Authors :
Presenting Author: Dhinakaran Chinappen, M.Eng, MBA – MGH, BU
Anirudh Wodeyar, PhD – Neurology – MGH/HMS; Hunki Kwon, PhD – Research Fellow, Neurology, MGH/HMS; Katherine Walsh, BS – Clinical Research Coordinator, Neurology, MGH; Erin Berja, BA – Neurology – MGH; Wen Shi, PhD – Research Fellow, Neurology, MGH/HMS; bryan Baxter, PhD – Instructor, Neurology/Psychiatry, MGH/HMS; Dimitrios Mylonas, PhD – Instructor, Neurology/Psychiatry, MGH/HMS; dara Manoach, PhD – Professor, Neurology/Psychiatry, MGH/HMS; Mark Kramer, PhD – Professor, Mathematics and Statistics, Boston University; Catherine Chu, MD – Associate Professor, Neurology, MGH/HMS
Rationale:
Slow oscillations (SO) and sleep spindles are prominent brain oscillations during non-rapid eye movement (NREM) sleep that support sleep-dependent memory consolidation.
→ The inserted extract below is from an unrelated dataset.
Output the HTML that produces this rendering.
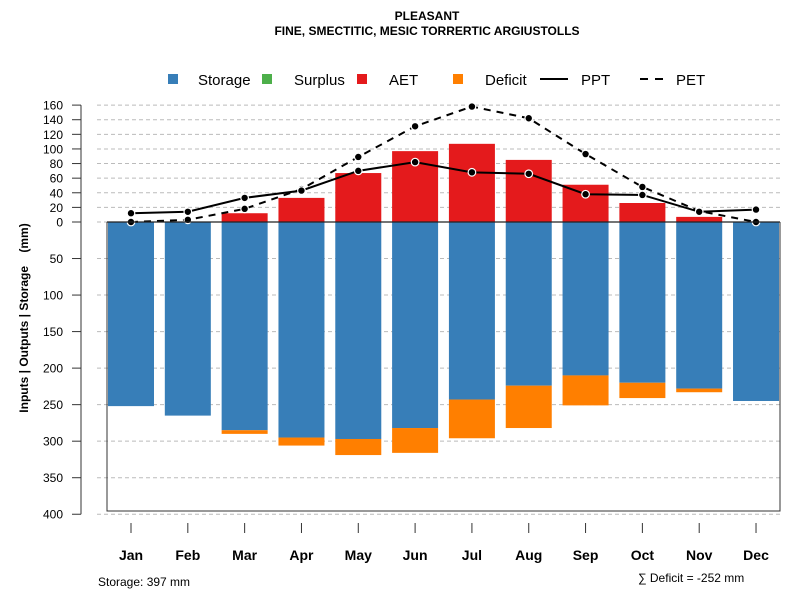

Quiet sounds timed to the up-state of SOs (closed-loop auditory stimulation, CLAS) during NREM is a novel, non-invasive tool to increase SOs and spindles with potential applications across many neurological and psychiatric disorders, including epilepsy. The optimal timing of CLAS to induce SOs and spindles across thalamocortical circuits is not known. Further, the impact of CLAS on these thalamocortical rhythms in patients with epilepsy is not known. We evaluated the impact of different detection parameters and timing of CLAS on SOs and spindles in the thalamus and the cortex in patients with epilepsy.
Methods:
A total of 18 subjects (7F, ages 8.1-59.8 years old) with epilepsy from a variety of etiologies undergoing direct thalamic recordings during their epilepsy surgery evaluations were included. Subjects wore headphones that delivered a quiet auditory click timed to the upstate of SOs (0.5-4 Hz) detected in the scalp electroencephalogram (FZ) during NREM sleep. Following a night of CLAS, subjects slept with headphones and SOs were detected, but no stimulation (sham) delivered (n=13). Electrode locations were confirmed on post-operative MRI or co-registration of pre-operative MRI and post-operative CT. Thalamic nuclei were reconstructed using FreeSurfer. For SO detection, thalamic electrodes and FZ electrodes were referenced to a non-cephalic electrode placed on the second spinous process. For spindle analysis, thalamic electrodes were referenced to an adjacent electrode and FZ referenced to the common average reference. Data were divided into single trials centered on auditory stimulation. Trials were rejected as artifact if the amplitude exceeded ± 500 µ V. Evoked responses were compared between CLAS and sham nights in scalp EEG and the thalamus.
Results:
Across patients, CLAS during NREM sleep increased the peak amplitude and decreased the mean duration of the upstate of the endogenous SO (p< 0.001, p< 0.001) and evoked SOs in the thalamus and cortex compared to sham (p< 0.05, Figure 1 A, B). Across patients, CLAS evoked SOs with an 80% yield (range 62-95%) in the thalamus and a 78% yield (57-95%) at FZ; higher than observed after sham stimulation (thalamus: 67% [52-80%]; FZ: 45% [27-75%]; p< 0.001, p< 0.001). Stimuli that evoked a subsequent SO were delivered closer to the peak of the upstate of the endogenous SO compared to those that did not (thalamus: -8.2° versus -65.5°, p< 0.001; FZ: -6.7° versus -30°, p< 0.001, Figure 1 C, D). We find no evidence that CLAS targeting high amplitude SOs impact spindles in the thalamus (Figure 2 A, C) whereas CLAS targeting lower amplitude delta oscillations may decrease spindles coupled to the endogenous SOs and increase spindles coupled to the evoked SOs in the thalamus (Figure 2B, p< 0.05, uncorrected).